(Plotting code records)
--- START ---

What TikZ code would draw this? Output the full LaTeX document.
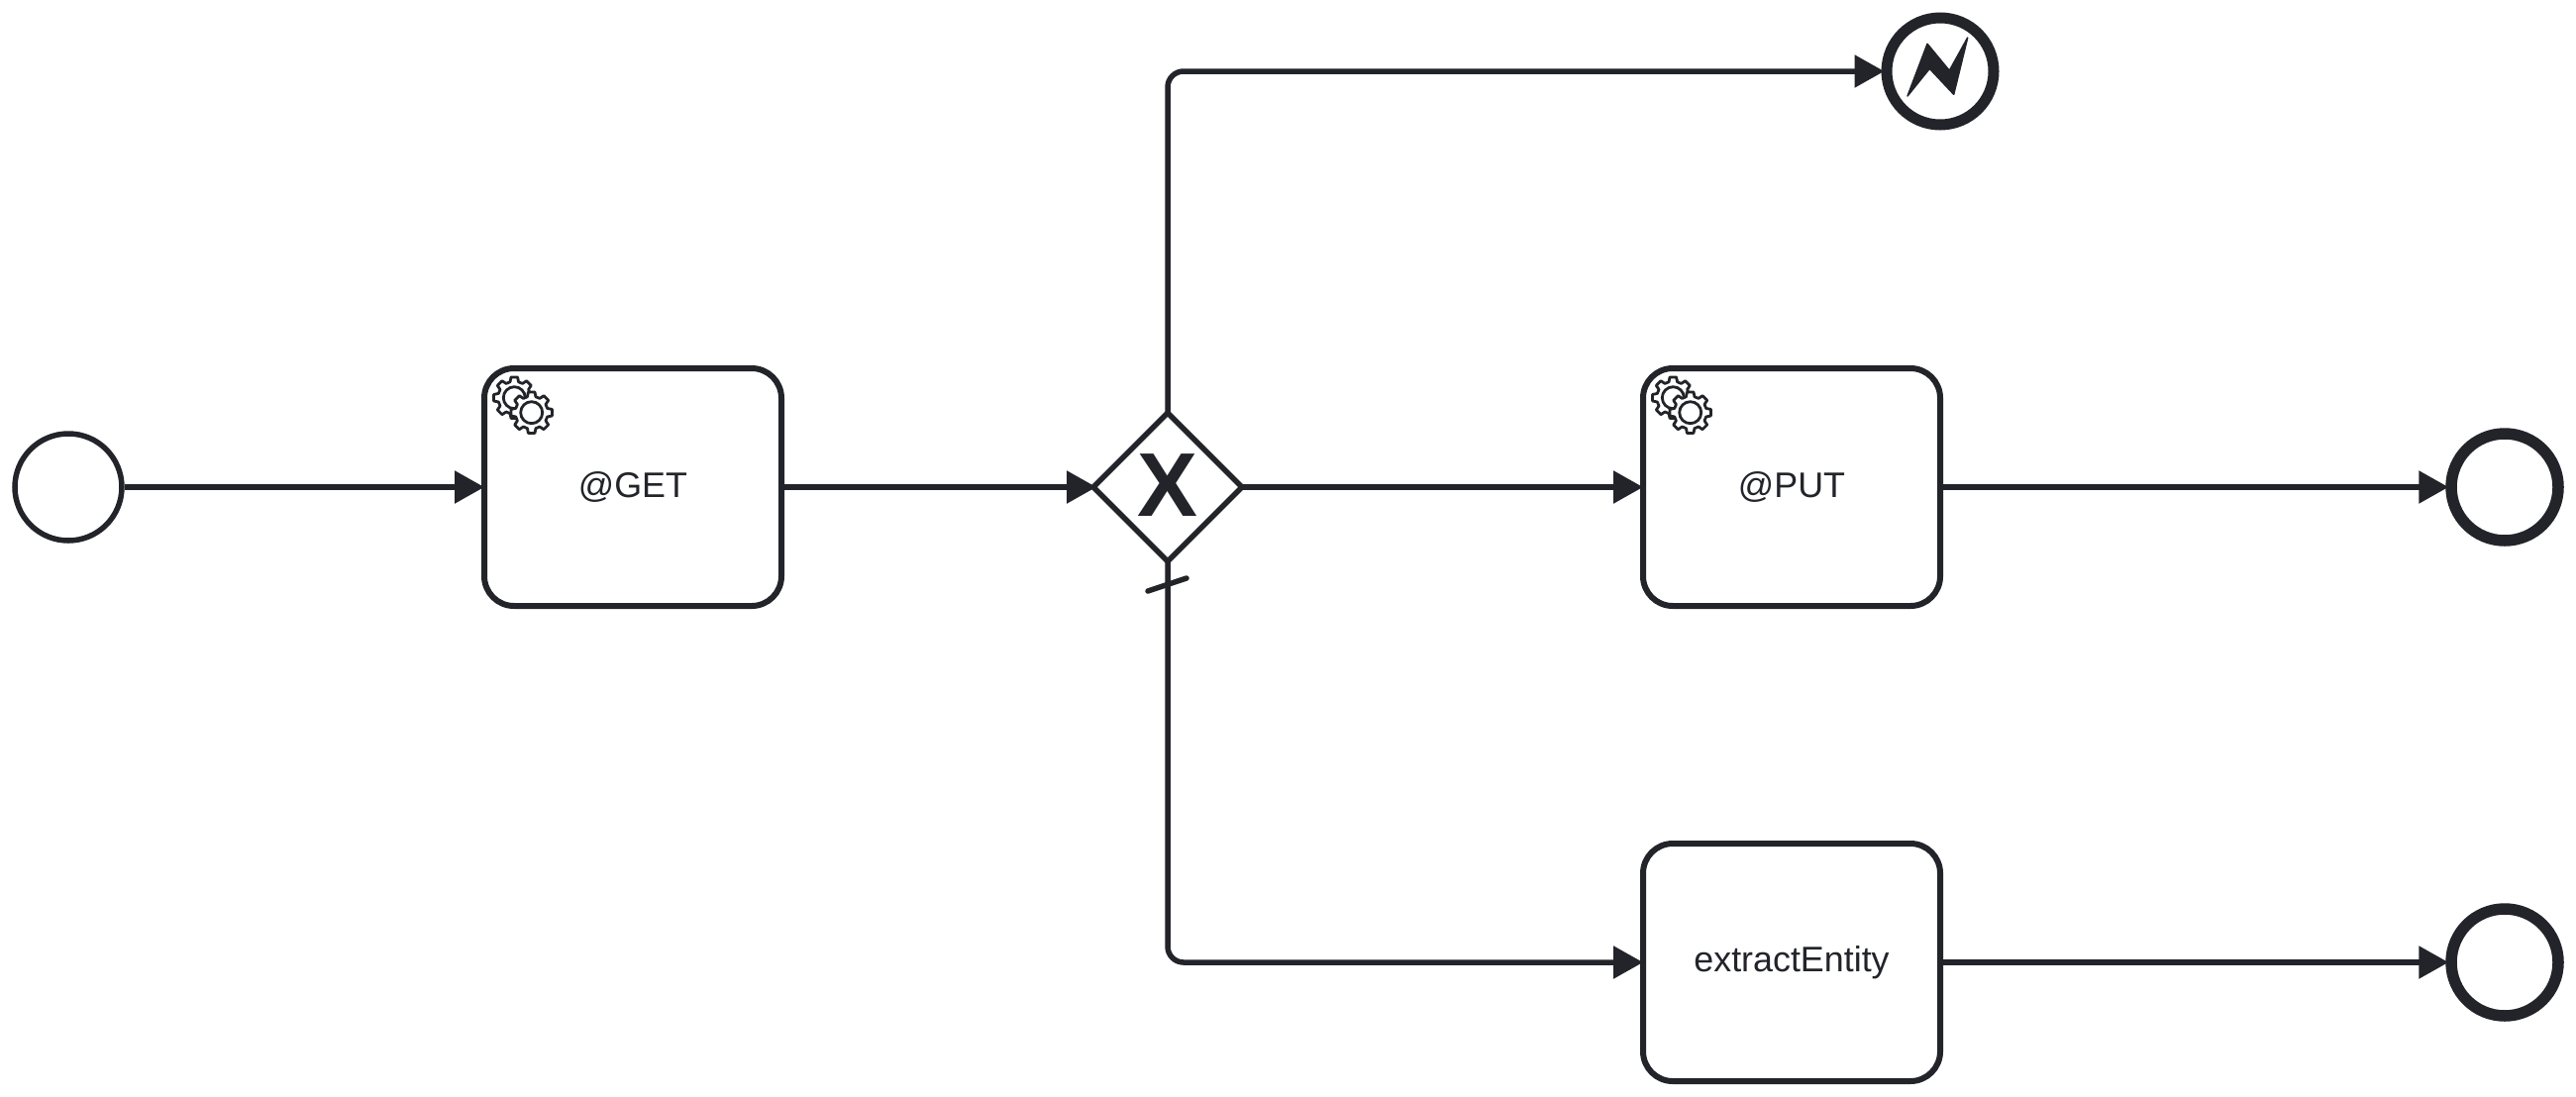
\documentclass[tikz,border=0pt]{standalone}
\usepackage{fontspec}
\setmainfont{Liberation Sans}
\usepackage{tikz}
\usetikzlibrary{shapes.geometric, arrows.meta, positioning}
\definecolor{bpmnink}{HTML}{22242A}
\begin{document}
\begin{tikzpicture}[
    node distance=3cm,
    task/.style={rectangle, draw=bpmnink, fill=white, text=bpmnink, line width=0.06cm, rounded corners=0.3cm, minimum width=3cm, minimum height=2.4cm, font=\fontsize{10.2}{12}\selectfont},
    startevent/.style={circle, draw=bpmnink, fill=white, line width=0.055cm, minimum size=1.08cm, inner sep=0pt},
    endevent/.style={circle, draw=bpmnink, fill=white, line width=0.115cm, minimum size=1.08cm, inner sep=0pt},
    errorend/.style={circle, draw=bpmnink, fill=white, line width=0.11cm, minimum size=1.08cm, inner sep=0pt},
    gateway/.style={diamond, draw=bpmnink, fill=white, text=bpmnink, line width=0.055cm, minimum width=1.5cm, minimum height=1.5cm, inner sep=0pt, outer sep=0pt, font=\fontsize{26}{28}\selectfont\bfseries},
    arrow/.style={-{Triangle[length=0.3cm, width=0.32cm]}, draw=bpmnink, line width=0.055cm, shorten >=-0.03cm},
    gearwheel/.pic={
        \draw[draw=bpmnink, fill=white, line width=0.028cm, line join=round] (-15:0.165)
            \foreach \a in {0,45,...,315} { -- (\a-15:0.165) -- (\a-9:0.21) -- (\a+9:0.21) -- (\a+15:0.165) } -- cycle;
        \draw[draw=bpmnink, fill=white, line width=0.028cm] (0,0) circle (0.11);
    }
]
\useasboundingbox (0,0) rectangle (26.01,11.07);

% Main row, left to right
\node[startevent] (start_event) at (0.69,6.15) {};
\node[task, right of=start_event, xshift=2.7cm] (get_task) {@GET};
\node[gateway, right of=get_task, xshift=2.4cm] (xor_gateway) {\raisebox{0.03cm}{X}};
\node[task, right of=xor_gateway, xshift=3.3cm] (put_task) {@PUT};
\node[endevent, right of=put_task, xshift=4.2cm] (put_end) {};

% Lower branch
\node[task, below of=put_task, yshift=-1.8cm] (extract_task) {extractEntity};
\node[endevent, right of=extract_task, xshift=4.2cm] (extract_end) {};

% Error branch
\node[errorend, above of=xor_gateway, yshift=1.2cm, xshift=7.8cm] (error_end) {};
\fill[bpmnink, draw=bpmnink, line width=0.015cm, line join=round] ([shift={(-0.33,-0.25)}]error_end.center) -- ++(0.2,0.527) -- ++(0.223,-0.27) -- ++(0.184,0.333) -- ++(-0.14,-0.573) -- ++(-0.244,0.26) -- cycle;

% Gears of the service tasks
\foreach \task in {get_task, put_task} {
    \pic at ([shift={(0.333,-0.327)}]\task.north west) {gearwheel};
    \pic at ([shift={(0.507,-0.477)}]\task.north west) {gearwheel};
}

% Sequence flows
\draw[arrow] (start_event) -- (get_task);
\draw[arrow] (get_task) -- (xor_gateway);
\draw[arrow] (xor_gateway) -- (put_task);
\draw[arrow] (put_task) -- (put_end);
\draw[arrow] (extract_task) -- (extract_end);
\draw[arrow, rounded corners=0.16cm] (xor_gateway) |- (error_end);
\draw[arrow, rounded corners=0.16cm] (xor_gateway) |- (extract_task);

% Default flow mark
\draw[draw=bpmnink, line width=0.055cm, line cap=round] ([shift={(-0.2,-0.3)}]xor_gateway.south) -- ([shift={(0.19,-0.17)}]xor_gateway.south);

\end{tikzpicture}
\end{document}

--- END ---
--- START ---

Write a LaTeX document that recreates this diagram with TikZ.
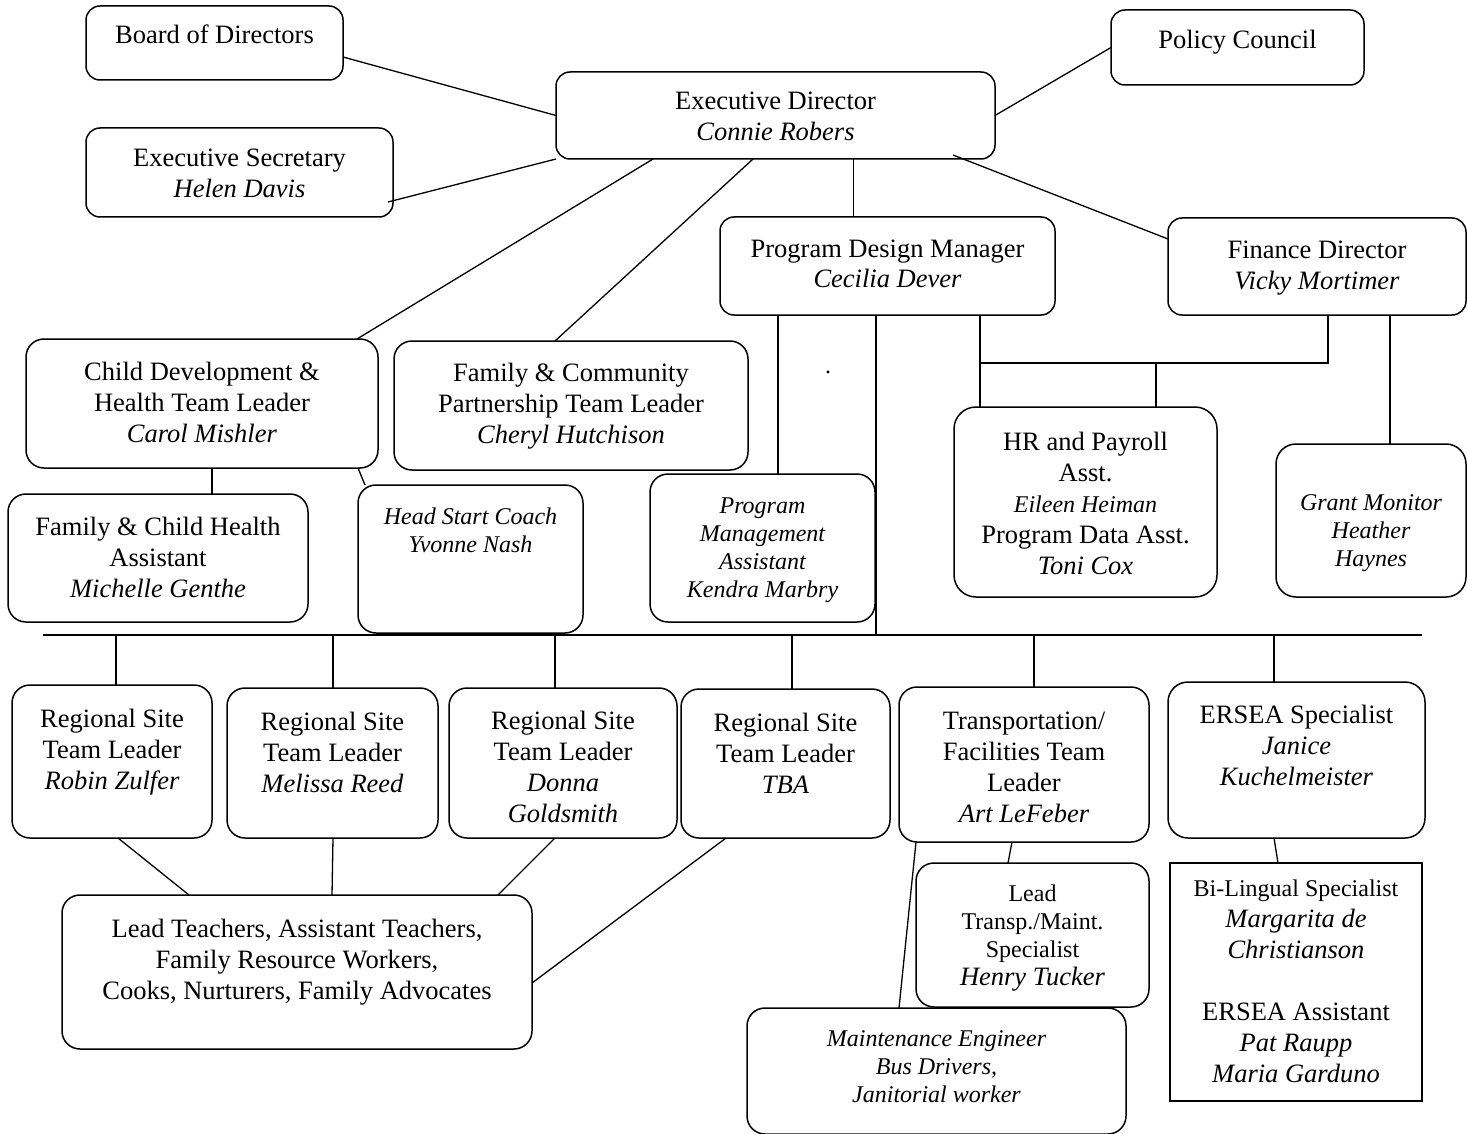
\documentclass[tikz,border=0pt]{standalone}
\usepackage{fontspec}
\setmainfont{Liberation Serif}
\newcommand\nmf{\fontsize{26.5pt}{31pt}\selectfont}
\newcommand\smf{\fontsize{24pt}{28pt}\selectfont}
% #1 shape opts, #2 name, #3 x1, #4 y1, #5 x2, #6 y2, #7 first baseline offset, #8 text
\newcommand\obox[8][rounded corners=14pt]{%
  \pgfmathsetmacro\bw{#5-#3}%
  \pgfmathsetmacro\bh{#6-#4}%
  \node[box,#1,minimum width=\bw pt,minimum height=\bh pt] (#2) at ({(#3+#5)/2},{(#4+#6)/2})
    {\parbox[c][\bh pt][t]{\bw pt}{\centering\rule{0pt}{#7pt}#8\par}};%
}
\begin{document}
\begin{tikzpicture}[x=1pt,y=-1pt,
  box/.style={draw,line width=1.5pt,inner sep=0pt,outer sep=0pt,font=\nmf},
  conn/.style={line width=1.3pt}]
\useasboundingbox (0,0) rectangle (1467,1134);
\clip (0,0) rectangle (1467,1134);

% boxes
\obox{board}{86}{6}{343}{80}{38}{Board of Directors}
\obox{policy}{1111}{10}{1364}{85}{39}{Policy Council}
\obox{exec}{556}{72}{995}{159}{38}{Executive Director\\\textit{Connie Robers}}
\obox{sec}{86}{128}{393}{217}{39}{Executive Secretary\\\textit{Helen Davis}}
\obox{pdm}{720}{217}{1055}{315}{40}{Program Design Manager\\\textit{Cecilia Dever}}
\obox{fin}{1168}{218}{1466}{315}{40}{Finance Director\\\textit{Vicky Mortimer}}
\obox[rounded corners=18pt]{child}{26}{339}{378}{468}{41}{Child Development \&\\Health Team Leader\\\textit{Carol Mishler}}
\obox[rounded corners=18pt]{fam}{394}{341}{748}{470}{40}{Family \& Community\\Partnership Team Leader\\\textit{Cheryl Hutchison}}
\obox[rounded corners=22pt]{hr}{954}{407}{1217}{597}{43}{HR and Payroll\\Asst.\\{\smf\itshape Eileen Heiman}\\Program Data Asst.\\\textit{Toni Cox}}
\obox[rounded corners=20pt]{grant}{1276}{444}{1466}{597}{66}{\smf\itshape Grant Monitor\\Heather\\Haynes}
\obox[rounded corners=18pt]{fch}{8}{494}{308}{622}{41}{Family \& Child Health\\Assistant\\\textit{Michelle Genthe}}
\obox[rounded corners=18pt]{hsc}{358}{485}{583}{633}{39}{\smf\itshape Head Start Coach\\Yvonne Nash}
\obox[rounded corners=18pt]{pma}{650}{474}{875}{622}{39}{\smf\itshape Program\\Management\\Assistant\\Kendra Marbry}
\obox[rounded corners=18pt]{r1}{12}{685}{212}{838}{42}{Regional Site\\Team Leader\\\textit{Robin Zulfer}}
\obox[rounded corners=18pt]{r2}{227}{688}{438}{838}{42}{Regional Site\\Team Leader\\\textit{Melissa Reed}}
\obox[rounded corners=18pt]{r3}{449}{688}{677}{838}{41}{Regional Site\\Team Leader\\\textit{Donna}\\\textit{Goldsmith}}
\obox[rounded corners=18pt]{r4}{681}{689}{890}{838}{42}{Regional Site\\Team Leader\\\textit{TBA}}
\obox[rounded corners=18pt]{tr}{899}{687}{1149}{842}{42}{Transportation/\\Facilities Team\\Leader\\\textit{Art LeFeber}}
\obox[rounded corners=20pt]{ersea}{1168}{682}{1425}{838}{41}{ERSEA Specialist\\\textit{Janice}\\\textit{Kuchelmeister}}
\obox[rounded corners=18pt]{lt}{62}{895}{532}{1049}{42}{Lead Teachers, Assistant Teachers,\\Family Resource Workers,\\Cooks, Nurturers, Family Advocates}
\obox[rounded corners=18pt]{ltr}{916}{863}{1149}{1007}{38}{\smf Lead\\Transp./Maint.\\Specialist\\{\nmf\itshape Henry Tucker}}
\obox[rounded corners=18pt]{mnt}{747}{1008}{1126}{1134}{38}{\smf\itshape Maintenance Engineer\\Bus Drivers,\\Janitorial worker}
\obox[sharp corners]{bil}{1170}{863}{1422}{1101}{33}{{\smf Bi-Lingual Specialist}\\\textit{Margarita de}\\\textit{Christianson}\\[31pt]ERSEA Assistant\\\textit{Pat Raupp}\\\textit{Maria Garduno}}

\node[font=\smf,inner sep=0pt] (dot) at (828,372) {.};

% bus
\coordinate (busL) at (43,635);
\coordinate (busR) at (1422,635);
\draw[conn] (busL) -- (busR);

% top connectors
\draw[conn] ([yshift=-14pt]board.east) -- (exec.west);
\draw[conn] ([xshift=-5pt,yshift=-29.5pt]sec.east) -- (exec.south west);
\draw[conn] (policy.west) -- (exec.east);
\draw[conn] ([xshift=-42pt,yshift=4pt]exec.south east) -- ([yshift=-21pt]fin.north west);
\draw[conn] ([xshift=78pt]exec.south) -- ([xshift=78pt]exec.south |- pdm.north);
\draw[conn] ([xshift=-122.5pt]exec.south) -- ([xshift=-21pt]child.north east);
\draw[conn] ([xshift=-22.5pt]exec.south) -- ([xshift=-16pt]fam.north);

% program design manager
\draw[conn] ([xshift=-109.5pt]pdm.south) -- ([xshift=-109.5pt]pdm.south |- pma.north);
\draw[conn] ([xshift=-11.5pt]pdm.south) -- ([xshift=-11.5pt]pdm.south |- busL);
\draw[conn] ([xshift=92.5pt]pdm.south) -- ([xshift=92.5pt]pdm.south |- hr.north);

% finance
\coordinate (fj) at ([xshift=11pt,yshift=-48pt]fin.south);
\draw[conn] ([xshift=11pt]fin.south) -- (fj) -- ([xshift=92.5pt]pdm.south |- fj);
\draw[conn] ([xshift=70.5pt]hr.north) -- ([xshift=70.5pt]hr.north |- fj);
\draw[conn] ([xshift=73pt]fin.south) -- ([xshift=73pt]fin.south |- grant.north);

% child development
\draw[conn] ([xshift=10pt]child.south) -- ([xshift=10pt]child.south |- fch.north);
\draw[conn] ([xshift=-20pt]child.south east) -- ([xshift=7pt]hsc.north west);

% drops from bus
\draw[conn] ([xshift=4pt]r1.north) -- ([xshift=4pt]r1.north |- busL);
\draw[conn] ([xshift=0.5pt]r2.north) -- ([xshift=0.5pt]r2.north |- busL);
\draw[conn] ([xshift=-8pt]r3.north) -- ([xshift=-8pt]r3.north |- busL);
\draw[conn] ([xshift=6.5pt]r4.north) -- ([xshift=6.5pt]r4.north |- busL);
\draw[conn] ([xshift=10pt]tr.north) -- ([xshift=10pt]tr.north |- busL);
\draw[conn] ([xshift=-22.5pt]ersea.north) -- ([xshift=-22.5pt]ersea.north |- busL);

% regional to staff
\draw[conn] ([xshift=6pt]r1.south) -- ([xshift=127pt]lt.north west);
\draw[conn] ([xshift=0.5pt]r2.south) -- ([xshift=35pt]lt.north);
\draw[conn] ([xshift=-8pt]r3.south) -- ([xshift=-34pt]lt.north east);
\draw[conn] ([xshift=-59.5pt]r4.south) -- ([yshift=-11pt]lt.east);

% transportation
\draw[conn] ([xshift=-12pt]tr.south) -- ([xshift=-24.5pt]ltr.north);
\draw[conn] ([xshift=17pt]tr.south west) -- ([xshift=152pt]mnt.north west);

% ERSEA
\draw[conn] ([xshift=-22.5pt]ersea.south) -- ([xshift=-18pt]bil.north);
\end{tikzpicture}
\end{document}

--- END ---

- **Problem details**
Copy down every line of the entries containing the word "this".

- **Exercise answer**
What TikZ code would draw this? Output the full LaTeX document.
Write a LaTeX document that recreates this diagram with TikZ.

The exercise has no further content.